Gene transfer vectors are widely used in preclinical studies in disease animal models and as research tools to achieve gene transfer in vitro and in vivo. There is no single vector that is adequate for all applications, and the gene transfer vector has to be carefully chosen depending on disease, targeted cell type, number of treatments required, and the size and nature of the gene to be delivered.
Viral vectors were the first to be developed, as they exploit the natural property of viruses to transfer their genetic material into the nucleus of infected cells. Vectors derived from DNA viruses do not usually integrate into the host genome and are not replicated at cell division. Therefore, long-term transgene expression from DNA virus-derived vectors is restricted to post-mitotic cells.
Our Vector Core is devoted to providing research grade adeno-associated viral (AAV) vector and adenoviral (Ad) vectors to TIGEM researchers at low cost with a short turn-around time.
Vectors derived from AAV are attractive for in vivo gene transfer because of its favorable safety profile and long-term transgene expression generally observed following a single AAV administration by multiple routes. AAV vectors have been successfully used in clinical trials targeting the liver, muscle, retina and central nervous system.
The strength behind the AAV vector design lies in the fact that the capsid proteins may be exchanged between different AAV serotypes and that AAV vectors with different capsids target specific cell types in vivo. The packaging capacity of AAV is about 4.5 Kb.
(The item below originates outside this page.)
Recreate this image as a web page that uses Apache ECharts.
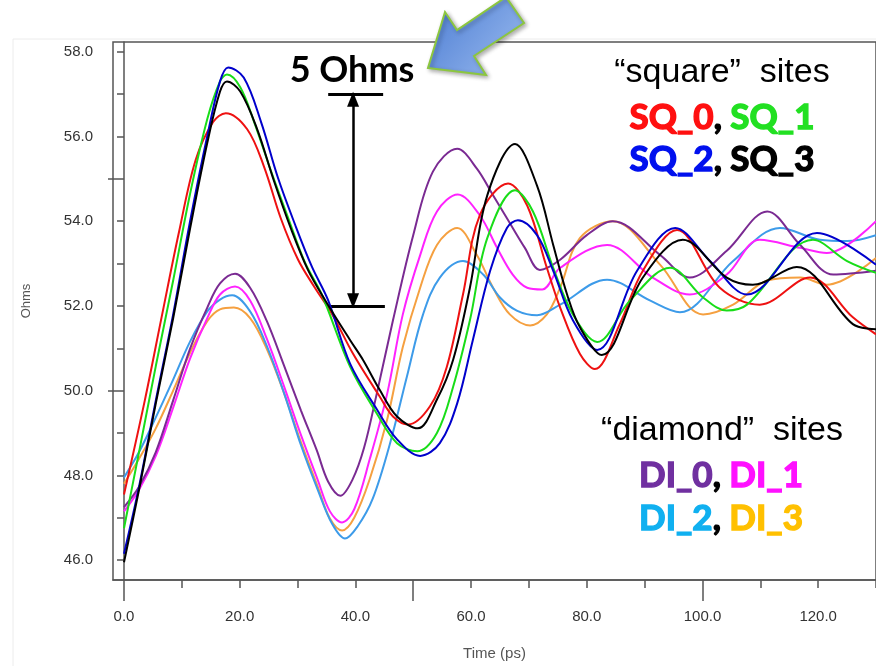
<!DOCTYPE html>
<html>
<head>
<meta charset="utf-8">
<script src="https://cdn.jsdelivr.net/npm/echarts@6.0.0/dist/echarts.min.js"></script>
<style>
html, body {margin:0; padding:0; background:#fff;}
#chart {width:876px; height:666px;}
</style>
</head>
<body>
<div id="chart"></div>
<script>
// axis ticks / labels
var xTicks = [0,10,20,30,40,50,60,70,80,90,100,110,120,130];
var xLabels = [0,20,40,60,80,100,120];
var xMajor = [0,50,100];
var yTicks = [46,47,48,49,50,51,52,53,54,55,56,57,58];
var yLabels = [46,48,50,52,54,56,58];
var yMajor = [50,55];

// [time (ps), ohms]
var sq0 = [[0,47.55],[3.6,49.77],[6.6,51.8],[9.5,53.74],[12.4,55.45],[15.4,56.34],[17.6,56.55],[21.3,56.17],[24.2,55.29],[27.1,54.07],[30.1,53.09],[33,52.43],[36,51.8],[39.6,50.87],[44.2,49.86],[46.5,49.39],[49.1,49.2],[52.9,49.63],[55.8,50.56],[58.6,52.27],[61.5,54.14],[66.4,54.89],[69.7,54.37],[73.1,52.9],[75.4,51.96],[78.8,50.87],[81.4,50.51],[85.7,51.57],[89.7,52.83],[95.6,53.79],[103,52.43],[109.9,52.03],[118.6,52.67],[126,51.73],[130,51.33]];
var sq1 = [[0,46.75],[2.6,48.55],[5.5,50.58],[8.5,52.6],[11.4,54.63],[14.4,56.41],[16.6,57.3],[17.8,57.46],[20.1,57.16],[22.5,56.34],[25.4,55.19],[28.4,54.07],[31.3,53.02],[34.2,52.27],[39.1,50.56],[43.7,49.46],[47.2,48.76],[50.7,48.57],[54.1,49],[56.9,50.09],[59.8,51.66],[62.8,53.6],[67.6,54.73],[70.7,54.23],[74.2,52.9],[77.6,51.8],[81.8,51.15],[87.5,52.13],[94.4,52.9],[100.1,52.2],[104.2,51.89],[107.7,52.03],[119.1,53.56],[125,53.06],[130,52.78]];
var sq2 = [[0,46.15],[2.6,47.73],[5.5,49.77],[8.5,51.8],[11.4,53.98],[14.4,56.01],[16.6,57.3],[18,57.63],[20.7,57.39],[23.7,56.34],[26.6,55.03],[29.6,53.91],[32.5,52.92],[35.3,52.13],[39.1,50.63],[43.7,49.56],[47.2,48.85],[51.2,48.46],[54.6,48.76],[57.6,49.7],[60.3,51.19],[63.3,52.83],[66.2,53.84],[68.1,54.02],[71.4,53.67],[74.2,52.83],[77.6,51.66],[81.8,50.96],[88.7,52.83],[95.3,53.84],[101.3,53.06],[107.7,52.27],[119.8,53.72],[130,52.97]];
var sq3 = [[0,45.95],[2.6,47.66],[5.5,49.7],[8.5,51.71],[11.4,53.81],[14.4,55.85],[16.6,57.06],[17.8,57.3],[20.1,57.06],[23,56.18],[25.9,54.96],[28.9,53.81],[31.8,52.85],[34.8,52.13],[39.1,51.19],[41.3,50.73],[44.2,50.02],[47.2,49.39],[50.8,49.11],[54.1,49.79],[56.9,50.73],[59.8,52.43],[62.8,54.61],[67.6,55.82],[71.4,54.84],[74.2,53.44],[76.6,52.27],[78.8,51.5],[82.6,50.84],[89.7,52.67],[96.6,53.56],[104.2,52.67],[108.7,52.5],[116.3,52.92],[126,51.57],[130,51.45]];
var di0 = [[0,47.25],[2.6,47.73],[5.5,48.55],[8.5,49.77],[11.4,50.98],[14.4,51.96],[16.6,52.53],[19.2,52.76],[21.8,52.43],[24.7,51.64],[27.7,50.58],[30.6,49.53],[33.3,48.6],[35.3,47.85],[37.4,47.52],[39.5,47.9],[41.5,48.65],[43.7,49.93],[46.5,51.66],[50,53.67],[53.4,55.17],[57.6,55.71],[61,55.24],[63.8,54.61],[66.2,54.07],[69.3,53.37],[71.9,52.85],[75.4,53.09],[80,53.67],[84.5,54],[92.7,53.2],[97.8,52.67],[104.2,53.3],[111.2,54.23],[116.9,53.44],[122.6,52.74],[130,52.83]];
var di1 = [[0,47.15],[2.6,47.66],[5.5,48.46],[8.5,49.6],[11.4,50.75],[14.4,51.71],[16.6,52.27],[19.2,52.46],[21.8,52.13],[24.7,51.22],[27.7,50.09],[30.6,48.95],[33.5,47.89],[35.6,47.15],[37.7,46.89],[39.8,47.2],[42.5,48.39],[45.5,49.93],[48.2,51.8],[51.2,53.2],[54.1,54.23],[57.7,54.63],[61.5,54.14],[64.5,53.37],[67.2,52.74],[69.7,52.43],[72.3,52.39],[75.4,52.9],[83.5,53.44],[91.4,52.67],[97.8,52.27],[104.2,52.74],[109.9,53.56],[116.9,53.37],[121.5,53.25],[130,54]];
var di2 = [[0,47.95],[2.6,48.55],[5.5,49.37],[8.5,50.26],[11.4,51.15],[14.4,51.87],[16.6,52.15],[18.7,52.25],[21.8,51.87],[24.7,51.05],[27.7,49.93],[30.6,48.71],[33.5,47.66],[36,46.85],[38.2,46.51],[40.4,46.8],[43,47.45],[46,48.76],[48.9,50.33],[51.7,51.8],[54.6,52.67],[58.6,53.06],[62.1,52.74],[65,52.2],[67.9,51.89],[71.4,51.78],[75.4,52.03],[83.5,52.62],[90.9,52.13],[96.1,51.85],[105.3,53.06],[113.4,53.84],[120.3,53.56],[125,53.53],[130,53.67]];
var di3 = [[0,47.8],[2.6,48.39],[5.5,49.11],[8.5,50],[11.4,50.89],[14.4,51.64],[16.6,51.92],[19,51.96],[21.8,51.71],[24.7,50.98],[27.7,49.93],[30.6,48.78],[33.5,47.73],[35.6,46.98],[37.7,46.7],[39.8,47],[42.5,47.92],[45.5,49.32],[48.2,51.03],[51.2,52.43],[54.1,53.44],[57.6,53.84],[61,53.2],[63.8,52.43],[66.7,51.8],[70.2,51.54],[73.1,51.8],[75.4,52.43],[78.8,53.6],[84.5,54],[92.7,52.97],[100.1,51.8],[105.3,52.03],[111.2,52.6],[116.9,52.67],[121.5,52.5],[130,53.13]];

var names = ['DI_3','DI_2','DI_1','DI_0','SQ_0','SQ_1','SQ_2','SQ_3'];
var values = [di3, di2, di1, di0, sq0, sq1, sq2, sq3];
var colors = ['#f5a040','#3d9be9','#ff22ff','#7a2a92','#ee1111','#18dd18','#0000cc','#000000'];

// the "5 Ohms" bracket, in data units
var bracketTop = [[35.3,57],[44.8,57]];
var bracketBottom = [[35.6,52],[45.1,52]];
var spanArrow = [[39.6,56.88],[39.6,52.12]];

var chart = echarts.init(document.getElementById('chart'));

var series = [];
for (var i = 0; i < names.length; i++) {
    series.push({
        name: names[i],
        type: 'line',
        data: values[i],
        smooth: 0.35,
        symbol: 'none',
        lineStyle: {width: 2, color: colors[i]},
        itemStyle: {color: colors[i]},
        z: 2 + i
    });
}
series[series.length - 1].markLine = {
    silent: true,
    animation: false,
    label: {show: false},
    lineStyle: {type: 'solid', color: '#000', width: 3},
    data: [
        [{coord: bracketTop[0], symbol: 'none'}, {coord: bracketTop[1], symbol: 'none'}],
        [{coord: bracketBottom[0], symbol: 'none'}, {coord: bracketBottom[1], symbol: 'none'}],
        [{coord: spanArrow[0], symbol: 'triangle', symbolSize: [12, 15], lineStyle: {width: 2.5}},
         {coord: spanArrow[1], symbol: 'triangle', symbolSize: [12, 15], lineStyle: {width: 2.5}}]
    ]
};

// heavy rounded labels: bold + a thin stroke of the same colour
var boldRich = function (c) {
    return {fill: c, stroke: c, lineWidth: 1.4, fontFamily: 'Lato', fontWeight: 'bold', fontSize: 35};
};

var option = {
    animation: false,
    backgroundColor: '#fff',
    grid: {left: 113, top: 42, right: 0, bottom: 81, show: true, borderColor: '#555', borderWidth: 1.5},
    xAxis: [
        {
            type: 'value', min: -1.9, max: 130,
            name: 'Time (ps)', nameLocation: 'middle', nameGap: 66,
            nameTextStyle: {fontFamily: 'Liberation Sans', fontSize: 15, color: '#555'},
            axisLine: {show: true, lineStyle: {color: '#555', width: 1.5}},
            axisTick: {show: true, length: 8, customValues: xTicks, lineStyle: {color: '#555', width: 1.5}},
            axisLabel: {customValues: xLabels, margin: 29, fontFamily: 'Liberation Sans', fontSize: 15, color: '#333',
                formatter: function (v) { return v.toFixed(1); }},
            splitLine: {show: false}
        },
        {
            type: 'value', min: -1.9, max: 130, position: 'bottom',
            axisLine: {show: false},
            axisTick: {show: true, length: 21, customValues: xMajor, lineStyle: {color: '#555', width: 1.5}},
            axisLabel: {show: false},
            splitLine: {show: false}
        }
    ],
    yAxis: [
        {
            type: 'value', min: 45.53, max: 58.23,
            name: 'Ohms', nameLocation: 'middle', nameGap: 80,
            nameTextStyle: {fontFamily: 'Liberation Sans', fontSize: 13, color: '#555', padding: [0, 0, 0, 20]},
            axisLine: {show: true, lineStyle: {color: '#555', width: 1.5}},
            axisTick: {show: true, length: 7, customValues: yTicks, lineStyle: {color: '#555', width: 1.5}},
            axisLabel: {customValues: yLabels, margin: 20, fontFamily: 'Liberation Sans', fontSize: 15, color: '#333',
                formatter: function (v) { return v.toFixed(1); }},
            splitLine: {show: false}
        },
        {
            type: 'value', min: 45.53, max: 58.23, position: 'left',
            axisLine: {show: false},
            axisTick: {show: true, length: 16, customValues: yMajor, lineStyle: {color: '#555', width: 1.5}},
            axisLabel: {show: false},
            splitLine: {show: false}
        }
    ],
    series: series,
    graphic: [
        {   // faint frame of the screenshot
            type: 'rect', shape: {x: 13, y: 39, width: 900, height: 700}, z: -1,
            style: {fill: null, stroke: '#ececec', lineWidth: 1}
        },
        {
            type: 'polygon', z: 10,
            shape: {points: [[428,68],[486,75],[474,56],[524,23],[506,-3],[457,30],[445,12]]},
            style: {
                fill: new echarts.graphic.LinearGradient(0, 0, 1, 1, [
                    {offset: 0, color: '#4a7bd2'},
                    {offset: 1, color: '#9dbdf0'}
                ]),
                stroke: '#8cc63f', lineWidth: 2,
                shadowBlur: 4, shadowColor: 'rgba(0,0,0,0.3)', shadowOffsetX: 2, shadowOffsetY: 2
            }
        },
        {
            type: 'text', x: 352, y: 70, z: 10,
            style: {text: '5 Ohms', fill: '#000', fontFamily: 'Lato', fontWeight: 'bold', fontSize: 36,
                align: 'center', verticalAlign: 'middle', textAlign: 'center', textVerticalAlign: 'middle'}
        },
        {
            type: 'text', x: 722, y: 73, z: 10,
            style: {text: '\u201csquare\u201d  sites', fill: '#000', fontFamily: 'Liberation Sans', fontSize: 34,
                align: 'center', verticalAlign: 'middle', textAlign: 'center', textVerticalAlign: 'middle'}
        },
        {
            type: 'text', x: 722, y: 118, z: 10,
            style: {text: '{a|SQ_0}{k|, }{b|SQ_1}', align: 'center', verticalAlign: 'middle',
                textAlign: 'center', textVerticalAlign: 'middle',
                rich: {a: boldRich('#ff1010'), b: boldRich('#22e022'), k: boldRich('#000')}}
        },
        {
            type: 'text', x: 722, y: 160, z: 10,
            style: {text: '{a|SQ_2}{k|, }{b|SQ_3}', align: 'center', verticalAlign: 'middle',
                textAlign: 'center', textVerticalAlign: 'middle',
                rich: {a: boldRich('#0010ee'), b: boldRich('#000'), k: boldRich('#000')}}
        },
        {
            type: 'text', x: 722, y: 431, z: 10,
            style: {text: '\u201cdiamond\u201d  sites', fill: '#000', fontFamily: 'Liberation Sans', fontSize: 34,
                align: 'center', verticalAlign: 'middle', textAlign: 'center', textVerticalAlign: 'middle'}
        },
        {
            type: 'text', x: 721, y: 476, z: 10,
            style: {text: '{a|DI_0}{k|, }{b|DI_1}', align: 'center', verticalAlign: 'middle',
                textAlign: 'center', textVerticalAlign: 'middle',
                rich: {a: boldRich('#7030a0'), b: boldRich('#ff10ff'), k: boldRich('#000')}}
        },
        {
            type: 'text', x: 721, y: 519, z: 10,
            style: {text: '{a|DI_2}{k|, }{b|DI_3}', align: 'center', verticalAlign: 'middle',
                textAlign: 'center', textVerticalAlign: 'middle',
                rich: {a: boldRich('#10b0f0'), b: boldRich('#ffc000'), k: boldRich('#000')}}
        }
    ]
};
chart.setOption(option);
</script>
</body>
</html>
Ad-derived vectors are excellent gene transfer vectors due to their ability to efficiently infect a variety of quiescent and proliferating cell types from various species and produce high-level transgene expression.
First generation adenoviral (FGAd) vectors have foreign DNA inserted in place of early region 1 (E1) and are replication defective. In vivo administration of FGAd results in toxicity and transient transgene expression, and thus helper-dependent adenoviral vectors are more suitable for in vivo studies requiring long-term expression. Nevertheless, these vectors remain very useful to achieve efficient transgene expression in a wide variety of cell types.
Helper-dependent adenoviral (HDAd) are deleted of all viral coding sequences and are superior to FGAd in terms of safety and efficacy. HDAd vectors have a large cloning capacity of up to ~37 kb. In several preclinical studies, HDAd vectors have shown long-term, and in some cases, even life-long phenotypic correction without chronic toxicity.